In a month I’m turning 30. This is a huge step for me, because when I was a teenager I was sure I would commit suicide before turning 30. My 20’s were okay, but learning to live with a disability like manic depression kicked the shit out of some of my fun.

I’m seriously considering Burning Man this year, but I’m not sure I’ll have the cash to go. I really really want to though, because I’ve never been.

I’m getting some new piercings soon. I’m going to pierce my lip and get my hood repierced. I’m excited about that. I always liked my hood piercing, it was a very pleasureable part of my life, except for when it would twist itself in my pants and leave me screaming to the bathroom.

I’ve realized I have to renew my committment to blogging. I haven’t been a very good blogger this year, mostly because I was in recovery for much of 2007. God, except for one sexy thing that happened, 2007 was a bad year for me. Manic episodes pretty much write off a year of your life. Bleh!

My cousin had a manic episode this past month and ended up in the hospital. She’s doing loads better though, and I’m proud of her for accepting her diagnosis and working on it. It’s hard to accept being bipolar because it automatically means your life is kinda up in the air all the time.

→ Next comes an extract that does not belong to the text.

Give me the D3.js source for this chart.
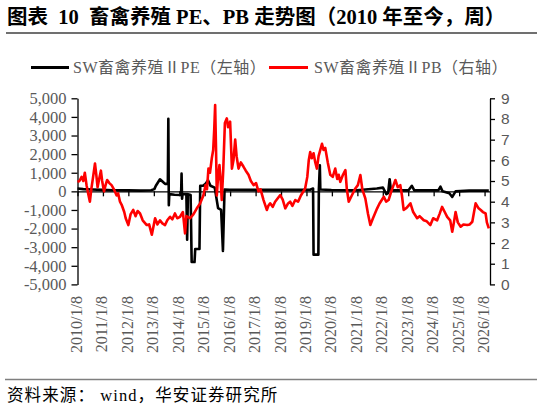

As for me, the meds are working even better than before my episode. My psychiatrist is great, my psych nurse is great, and I feel like my old self again. I feel like I can have ambition again, and that is sexy.

I’ve always been very ambitious, even as a child. Now I have a fully written screenplay under my belt and am working on a half hour documentary. I’ve been talking to people about my new project and it’s given me some great ideas. I’m thinking of applying to the NFB for funds to travel to Asia and see where the Crees come from. Grampa thinks we did migrate over the Bering Strait because there is a myth about a man following two women over the ice. So I’m going to get him to tell me that story on camera.

I still miss my last girlfriend, she was pretty special. I don’t know what else to say. A manic episode stepped into the way of what was a very sexy special relationship. When I went manic I bought her an engagement ring, we took it back (they were very nice) and got all my money back, then because I was still manic I took that money and bought a keyboard, which is currently laying beside me unplayed, I am selling it off. I should have bought a guitar. Actually I should have paid my rent, but tell that to a manic person.

It was a nice ring too, it had three diamonds and was white gold. It was awesome. I wish I had a diamond ring, but I’d only want one if I was married. And I want to be married. I’m a marrying kind of girl. I can’t even imagine being with someone if there wasn’t marriage in the cards. Apparently bipolar people tend to marry other bipolar people, but that sounds like double the trouble!